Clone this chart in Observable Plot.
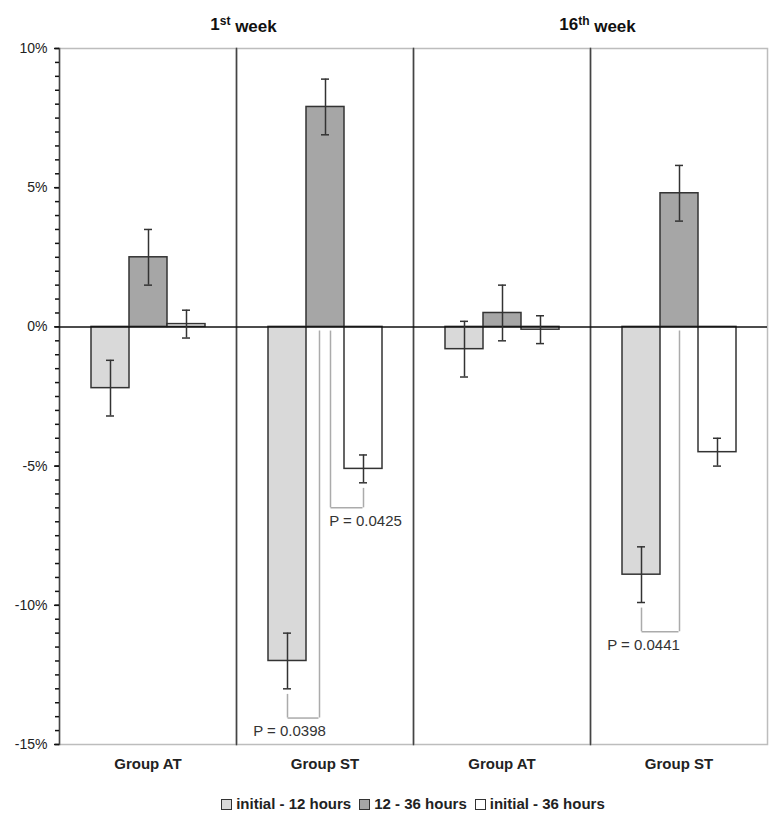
<!DOCTYPE html>
<html><head><meta charset="utf-8">
<script src="https://cdn.jsdelivr.net/npm/d3@7"></script>
<script src="https://cdn.jsdelivr.net/npm/@observablehq/plot@0.6"></script>
<style>
body{margin:0;background:#fff;font-family:"Liberation Sans",Arial,sans-serif;}
#chart svg{display:block}
#legend{box-sizing:border-box;width:780px;padding:0 12px 0 58px;margin-top:10px;line-height:20px;text-align:center;font:bold 15px "Liberation Sans",Arial,sans-serif;color:#222;white-space:nowrap}
#legend .item{display:inline-block;margin:0 4px}
#legend .sw{display:inline-block;width:9px;height:9px;border:1.5px solid #333;margin-right:4px;vertical-align:-1px}
</style></head><body>
<div id="chart"></div>
<div id="legend"></div>
<script>
// ---- data ----
const panels = ["w1-AT", "w1-ST", "w16-AT", "w16-ST"];
const panelGroup = ["Group AT", "Group ST", "Group AT", "Group ST"];
const weekPanels = ["w1-ST", "w16-ST"];
const weekTitles = ["1st week", "16th week"];
const series = ["initial - 12 hours", "12 - 36 hours", "initial - 36 hours"];
const seriesColors = ["#d9d9d9", "#a6a6a6", "#ffffff"];
const meanInit12 = [-2.2, -12.0, -0.8, -8.9];
const mean12to36 = [2.5, 7.9, 0.5, 4.8];
const meanInit36 = [0.1, -5.1, -0.1, -4.5];
const errInit12 = [1.0, 1.0, 1.0, 1.0];
const err12to36 = [1.0, 1.0, 1.0, 1.0];
const errInit36 = [0.5, 0.5, 0.5, 0.5];
const yTicks = [-15, -10, -5, 0, 5, 10];
const yMinorStep = 0.5;
// P-value brackets
const pPanel = ["w1-ST", "w1-ST", "w16-ST"];
const pFrom = ["initial - 12 hours", "initial - 36 hours", "initial - 12 hours"];
const pTo = ["12 - 36 hours", "12 - 36 hours", "12 - 36 hours"];
const pLevel = [-14.05, -6.5, -10.95];
const pLabel = ["P = 0.0398", "P = 0.0425", "P = 0.0441"];

// ---- layout ----
const W = 780, H = 785, mL = 58, mR = 12, mT = 48, mB = 41;
const padOuter = 0.775;
const bandwidth = (W - mL - mR) / panels.length / (series.length + 2 * padOuter);
const half = bandwidth / 2;

// ---- tables ----
const means = [meanInit12, mean12to36, meanInit36];
const errs = [errInit12, err12to36, errInit36];
const rows = [];
panels.forEach((p, i) => series.forEach((s, j) => rows.push({panel: p, series: s, value: means[j][i], err: errs[j][i]})));
const titles = weekPanels.map((p, i) => ({panel: p, text: weekTitles[i]}));
const brackets = pPanel.map((p, i) => {
  const a = rows.find(r => r.panel === p && r.series === pFrom[i]);
  const shared = pPanel.filter(q => q === p).length > 1;
  const aIdx = series.indexOf(pFrom[i]), bIdx = series.indexOf(pTo[i]);
  const off = shared ? (aIdx < bIdx ? -6 : 5) : 0;
  return {panel: p, from: pFrom[i], to: pTo[i], aTop: a.value - a.err - 0.2, bTop: -0.15,
          level: pLevel[i], label: pLabel[i], off, aLeft: aIdx < bIdx};
});
const minorTicks = d3.range(yTicks[0], yTicks[yTicks.length - 1] + 1e-9, yMinorStep);

const bracketColor = "#ababab";
const bracketMarks = brackets.flatMap(b => [
  Plot.ruleX([b], {fx: "panel", x: "from", y1: "aTop", y2: "level", stroke: bracketColor, strokeWidth: 1.5}),
  Plot.ruleX([b], {fx: "panel", x: "to", y1: "bTop", y2: "level", dx: b.off, stroke: bracketColor, strokeWidth: 1.5}),
  Plot.ruleY([b], b.aLeft
    ? {fx: "panel", x1: "from", x2: "to", y: "level", insetLeft: half, insetRight: half - b.off, stroke: bracketColor, strokeWidth: 1.5}
    : {fx: "panel", x1: "to", x2: "from", y: "level", insetLeft: half + b.off, insetRight: half, stroke: bracketColor, strokeWidth: 1.5}),
  Plot.text([b], {fx: "panel", x: "from", y: "level", text: "label", dy: 13, dx: 2, fontSize: 15, fill: "#333", textAnchor: "middle"})
]);

const chart = Plot.plot({
  width: W, height: H,
  marginLeft: mL, marginRight: mR, marginTop: mT, marginBottom: mB,
  style: {fontFamily: '"Liberation Sans", Arial, sans-serif', fontSize: "14px", color: "#222", background: "#fff"},
  fx: {domain: panels, padding: 0, label: null},
  x: {domain: series, paddingInner: 0, paddingOuter: padOuter, axis: null},
  y: {domain: [-15, 10], label: null},
  color: {domain: series, range: seriesColors},
  marks: [
    Plot.frame({stroke: "#bdbdbd", strokeWidth: 1.5}),
    Plot.frame({anchor: "left", stroke: "#444", strokeWidth: 1.5}),
    Plot.axisY({ticks: yTicks, tickFormat: d => d + "%", tickSize: 5, tickPadding: 7, fontSize: 14, stroke: "#111", strokeWidth: 1.5}),
    Plot.axisY({ticks: minorTicks, tickFormat: () => "", tickSize: 4, stroke: "#111", strokeWidth: 1.5}),
    Plot.axisFx({anchor: "bottom", tickFormat: d => panelGroup[panels.indexOf(d)], tickSize: 0, tickPadding: 14, fontSize: 15, fontWeight: "bold", label: null}),
    ...bracketMarks,
    Plot.barY(rows, {fx: "panel", x: "series", y1: 0, y2: "value", fill: "series", stroke: "#333", strokeWidth: 1.5}),
    Plot.ruleY([0], {stroke: "#111", strokeWidth: 1.5}),
    Plot.ruleX(rows, {fx: "panel", x: "series", y1: d => d.value - d.err, y2: d => d.value + d.err, stroke: "#333", strokeWidth: 1.5}),
    Plot.tickY(rows, {fx: "panel", x: "series", y: d => d.value - d.err, insetLeft: 15, insetRight: 15, stroke: "#333", strokeWidth: 1.5}),
    Plot.tickY(rows, {fx: "panel", x: "series", y: d => d.value + d.err, insetLeft: 15, insetRight: 15, stroke: "#333", strokeWidth: 1.5}),
    Plot.text(titles, {fx: "panel", text: "text", frameAnchor: "top-left", dy: -24, dx: 7, textAnchor: "middle", lineAnchor: "middle", fontSize: 17, fontWeight: "bold", fill: "#111"})
  ]
});
document.getElementById("chart").appendChild(chart);

// superscript ordinals in week titles
d3.select(chart).selectAll("text").each(function() {
  const t = this.textContent;
  const m = /^(\d+)(st|nd|rd|th) (.*)$/.exec(t);
  if (!m) return;
  const el = d3.select(this);
  el.text(null);
  el.append("tspan").text(m[1]);
  el.append("tspan").attr("dy", "-0.4em").attr("font-size", "12px").text(m[2]);
  el.append("tspan").attr("dy", "0.4em").text(" " + m[3]);
});

// legend
const legend = d3.select("#legend");
series.forEach((s, i) => {
  const it = legend.append("span").attr("class", "item");
  it.append("span").attr("class", "sw").style("background", seriesColors[i]);
  it.append("span").text(s);
});
</script>
</body></html>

****************************************

Task:
Quote in full the listing given above; the images are to be left out.

The response:
Clone this chart in Observable Plot.
<!DOCTYPE html>
<html><head><meta charset="utf-8">
<script src="https://cdn.jsdelivr.net/npm/d3@7"></script>
<script src="https://cdn.jsdelivr.net/npm/@observablehq/plot@0.6"></script>
<style>
body{margin:0;background:#fff;font-family:"Liberation Sans",Arial,sans-serif;}
#chart svg{display:block}
#legend{box-sizing:border-box;width:780px;padding:0 12px 0 58px;margin-top:10px;line-height:20px;text-align:center;font:bold 15px "Liberation Sans",Arial,sans-serif;color:#222;white-space:nowrap}
#legend .item{display:inline-block;margin:0 4px}
#legend .sw{display:inline-block;width:9px;height:9px;border:1.5px solid #333;margin-right:4px;vertical-align:-1px}
</style></head><body>
<div id="chart"></div>
<div id="legend"></div>
<script>
// ---- data ----
const panels = ["w1-AT", "w1-ST", "w16-AT", "w16-ST"];
const panelGroup = ["Group AT", "Group ST", "Group AT", "Group ST"];
const weekPanels = ["w1-ST", "w16-ST"];
const weekTitles = ["1st week", "16th week"];
const series = ["initial - 12 hours", "12 - 36 hours", "initial - 36 hours"];
const seriesColors = ["#d9d9d9", "#a6a6a6", "#ffffff"];
const meanInit12 = [-2.2, -12.0, -0.8, -8.9];
const mean12to36 = [2.5, 7.9, 0.5, 4.8];
const meanInit36 = [0.1, -5.1, -0.1, -4.5];
const errInit12 = [1.0, 1.0, 1.0, 1.0];
const err12to36 = [1.0, 1.0, 1.0, 1.0];
const errInit36 = [0.5, 0.5, 0.5, 0.5];
const yTicks = [-15, -10, -5, 0, 5, 10];
const yMinorStep = 0.5;
// P-value brackets
const pPanel = ["w1-ST", "w1-ST", "w16-ST"];
const pFrom = ["initial - 12 hours", "initial - 36 hours", "initial - 12 hours"];
const pTo = ["12 - 36 hours", "12 - 36 hours", "12 - 36 hours"];
const pLevel = [-14.05, -6.5, -10.95];
const pLabel = ["P = 0.0398", "P = 0.0425", "P = 0.0441"];

// ---- layout ----
const W = 780, H = 785, mL = 58, mR = 12, mT = 48, mB = 41;
const padOuter = 0.775;
const bandwidth = (W - mL - mR) / panels.length / (series.length + 2 * padOuter);
const half = bandwidth / 2;

// ---- tables ----
const means = [meanInit12, mean12to36, meanInit36];
const errs = [errInit12, err12to36, errInit36];
const rows = [];
panels.forEach((p, i) => series.forEach((s, j) => rows.push({panel: p, series: s, value: means[j][i], err: errs[j][i]})));
const titles = weekPanels.map((p, i) => ({panel: p, text: weekTitles[i]}));
const brackets = pPanel.map((p, i) => {
  const a = rows.find(r => r.panel === p && r.series === pFrom[i]);
  const shared = pPanel.filter(q => q === p).length > 1;
  const aIdx = series.indexOf(pFrom[i]), bIdx = series.indexOf(pTo[i]);
  const off = shared ? (aIdx < bIdx ? -6 : 5) : 0;
  return {panel: p, from: pFrom[i], to: pTo[i], aTop: a.value - a.err - 0.2, bTop: -0.15,
          level: pLevel[i], label: pLabel[i], off, aLeft: aIdx < bIdx};
});
const minorTicks = d3.range(yTicks[0], yTicks[yTicks.length - 1] + 1e-9, yMinorStep);

const bracketColor = "#ababab";
const bracketMarks = brackets.flatMap(b => [
  Plot.ruleX([b], {fx: "panel", x: "from", y1: "aTop", y2: "level", stroke: bracketColor, strokeWidth: 1.5}),
  Plot.ruleX([b], {fx: "panel", x: "to", y1: "bTop", y2: "level", dx: b.off, stroke: bracketColor, strokeWidth: 1.5}),
  Plot.ruleY([b], b.aLeft
    ? {fx: "panel", x1: "from", x2: "to", y: "level", insetLeft: half, insetRight: half - b.off, stroke: bracketColor, strokeWidth: 1.5}
    : {fx: "panel", x1: "to", x2: "from", y: "level", insetLeft: half + b.off, insetRight: half, stroke: bracketColor, strokeWidth: 1.5}),
  Plot.text([b], {fx: "panel", x: "from", y: "level", text: "label", dy: 13, dx: 2, fontSize: 15, fill: "#333", textAnchor: "middle"})
]);

const chart = Plot.plot({
  width: W, height: H,
  marginLeft: mL, marginRight: mR, marginTop: mT, marginBottom: mB,
  style: {fontFamily: '"Liberation Sans", Arial, sans-serif', fontSize: "14px", color: "#222", background: "#fff"},
  fx: {domain: panels, padding: 0, label: null},
  x: {domain: series, paddingInner: 0, paddingOuter: padOuter, axis: null},
  y: {domain: [-15, 10], label: null},
  color: {domain: series, range: seriesColors},
  marks: [
    Plot.frame({stroke: "#bdbdbd", strokeWidth: 1.5}),
    Plot.frame({anchor: "left", stroke: "#444", strokeWidth: 1.5}),
    Plot.axisY({ticks: yTicks, tickFormat: d => d + "%", tickSize: 5, tickPadding: 7, fontSize: 14, stroke: "#111", strokeWidth: 1.5}),
    Plot.axisY({ticks: minorTicks, tickFormat: () => "", tickSize: 4, stroke: "#111", strokeWidth: 1.5}),
    Plot.axisFx({anchor: "bottom", tickFormat: d => panelGroup[panels.indexOf(d)], tickSize: 0, tickPadding: 14, fontSize: 15, fontWeight: "bold", label: null}),
    ...bracketMarks,
    Plot.barY(rows, {fx: "panel", x: "series", y1: 0, y2: "value", fill: "series", stroke: "#333", strokeWidth: 1.5}),
    Plot.ruleY([0], {stroke: "#111", strokeWidth: 1.5}),
    Plot.ruleX(rows, {fx: "panel", x: "series", y1: d => d.value - d.err, y2: d => d.value + d.err, stroke: "#333", strokeWidth: 1.5}),
    Plot.tickY(rows, {fx: "panel", x: "series", y: d => d.value - d.err, insetLeft: 15, insetRight: 15, stroke: "#333", strokeWidth: 1.5}),
    Plot.tickY(rows, {fx: "panel", x: "series", y: d => d.value + d.err, insetLeft: 15, insetRight: 15, stroke: "#333", strokeWidth: 1.5}),
    Plot.text(titles, {fx: "panel", text: "text", frameAnchor: "top-left", dy: -24, dx: 7, textAnchor: "middle", lineAnchor: "middle", fontSize: 17, fontWeight: "bold", fill: "#111"})
  ]
});
document.getElementById("chart").appendChild(chart);

// superscript ordinals in week titles
d3.select(chart).selectAll("text").each(function() {
  const t = this.textContent;
  const m = /^(\d+)(st|nd|rd|th) (.*)$/.exec(t);
  if (!m) return;
  const el = d3.select(this);
  el.text(null);
  el.append("tspan").text(m[1]);
  el.append("tspan").attr("dy", "-0.4em").attr("font-size", "12px").text(m[2]);
  el.append("tspan").attr("dy", "0.4em").text(" " + m[3]);
});

// legend
const legend = d3.select("#legend");
series.forEach((s, i) => {
  const it = legend.append("span").attr("class", "item");
  it.append("span").attr("class", "sw").style("background", seriesColors[i]);
  it.append("span").text(s);
});
</script>
</body></html>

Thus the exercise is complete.